- **Data**

=-=-=-=-=

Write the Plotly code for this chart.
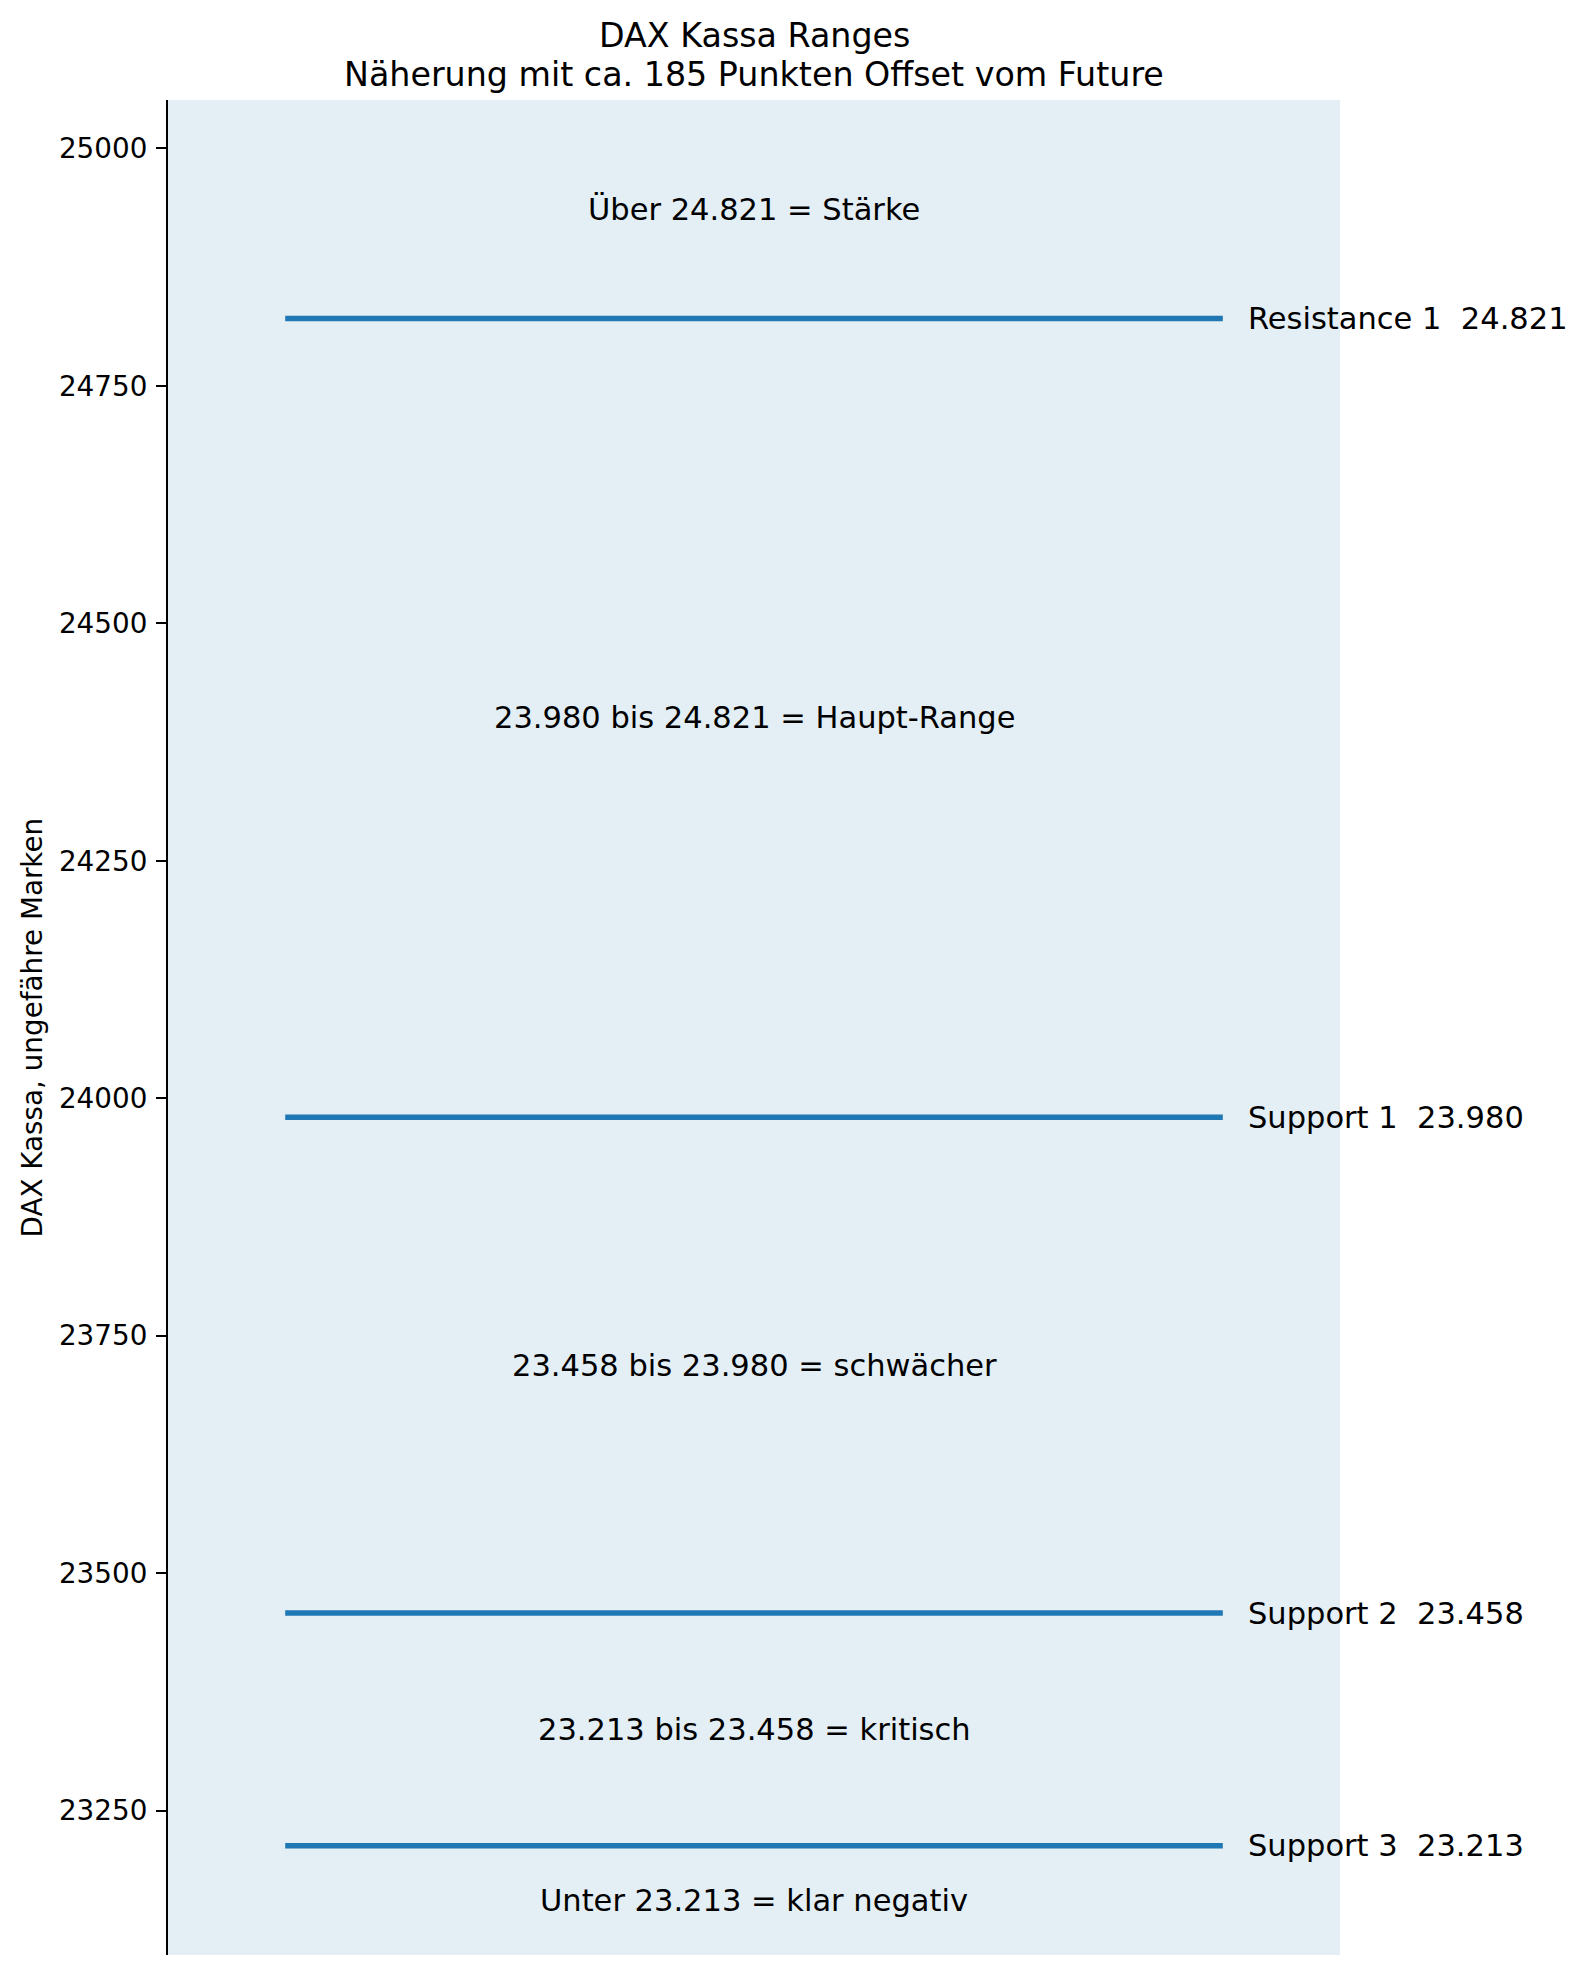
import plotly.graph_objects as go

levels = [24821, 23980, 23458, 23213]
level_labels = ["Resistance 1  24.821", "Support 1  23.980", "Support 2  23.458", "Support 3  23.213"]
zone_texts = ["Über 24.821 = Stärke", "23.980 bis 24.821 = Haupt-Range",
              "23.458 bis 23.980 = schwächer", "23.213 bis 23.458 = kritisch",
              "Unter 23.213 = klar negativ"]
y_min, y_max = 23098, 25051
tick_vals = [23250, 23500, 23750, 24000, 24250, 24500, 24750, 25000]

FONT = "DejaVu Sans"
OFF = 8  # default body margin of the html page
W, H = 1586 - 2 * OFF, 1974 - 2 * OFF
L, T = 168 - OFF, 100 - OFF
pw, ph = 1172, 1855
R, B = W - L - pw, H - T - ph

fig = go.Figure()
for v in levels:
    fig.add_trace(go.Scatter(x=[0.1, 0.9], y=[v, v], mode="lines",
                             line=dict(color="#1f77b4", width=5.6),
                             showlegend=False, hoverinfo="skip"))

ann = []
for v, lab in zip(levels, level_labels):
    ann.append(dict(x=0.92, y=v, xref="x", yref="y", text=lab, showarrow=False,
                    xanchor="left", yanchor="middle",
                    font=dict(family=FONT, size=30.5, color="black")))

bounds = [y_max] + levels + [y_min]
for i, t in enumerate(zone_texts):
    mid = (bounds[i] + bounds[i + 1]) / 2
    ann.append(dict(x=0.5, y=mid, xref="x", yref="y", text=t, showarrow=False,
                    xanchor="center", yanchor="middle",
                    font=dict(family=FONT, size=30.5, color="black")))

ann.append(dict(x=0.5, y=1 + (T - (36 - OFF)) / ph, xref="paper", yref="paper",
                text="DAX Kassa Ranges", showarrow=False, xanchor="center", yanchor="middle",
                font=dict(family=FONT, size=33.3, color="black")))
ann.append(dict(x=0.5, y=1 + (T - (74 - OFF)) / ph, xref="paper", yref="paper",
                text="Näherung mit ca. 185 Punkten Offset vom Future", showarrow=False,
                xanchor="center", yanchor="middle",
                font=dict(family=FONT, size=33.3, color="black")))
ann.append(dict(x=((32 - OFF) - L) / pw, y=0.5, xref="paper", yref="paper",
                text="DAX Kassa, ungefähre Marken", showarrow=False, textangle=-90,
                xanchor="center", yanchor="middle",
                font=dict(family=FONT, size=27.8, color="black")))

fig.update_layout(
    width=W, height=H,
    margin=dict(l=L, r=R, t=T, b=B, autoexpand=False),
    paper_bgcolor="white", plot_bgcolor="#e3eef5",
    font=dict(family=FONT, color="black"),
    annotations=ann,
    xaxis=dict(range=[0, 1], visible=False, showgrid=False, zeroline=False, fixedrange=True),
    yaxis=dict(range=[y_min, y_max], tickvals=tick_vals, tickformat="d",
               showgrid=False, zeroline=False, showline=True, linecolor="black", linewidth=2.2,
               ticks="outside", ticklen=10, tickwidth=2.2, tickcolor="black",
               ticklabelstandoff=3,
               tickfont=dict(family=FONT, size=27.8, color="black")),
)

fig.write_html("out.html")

=-=-=-=-=

From the first line of the material down to the line containing "R, B = W - L - pw, H - T - ph", inclusive, return each line exactly, skipping any picture.

- **Answer to this exercise**
Write the Plotly code for this chart.
import plotly.graph_objects as go

levels = [24821, 23980, 23458, 23213]
level_labels = ["Resistance 1  24.821", "Support 1  23.980", "Support 2  23.458", "Support 3  23.213"]
zone_texts = ["Über 24.821 = Stärke", "23.980 bis 24.821 = Haupt-Range",
              "23.458 bis 23.980 = schwächer", "23.213 bis 23.458 = kritisch",
              "Unter 23.213 = klar negativ"]
y_min, y_max = 23098, 25051
tick_vals = [23250, 23500, 23750, 24000, 24250, 24500, 24750, 25000]

FONT = "DejaVu Sans"
OFF = 8  # default body margin of the html page
W, H = 1586 - 2 * OFF, 1974 - 2 * OFF
L, T = 168 - OFF, 100 - OFF
pw, ph = 1172, 1855
R, B = W - L - pw, H - T - ph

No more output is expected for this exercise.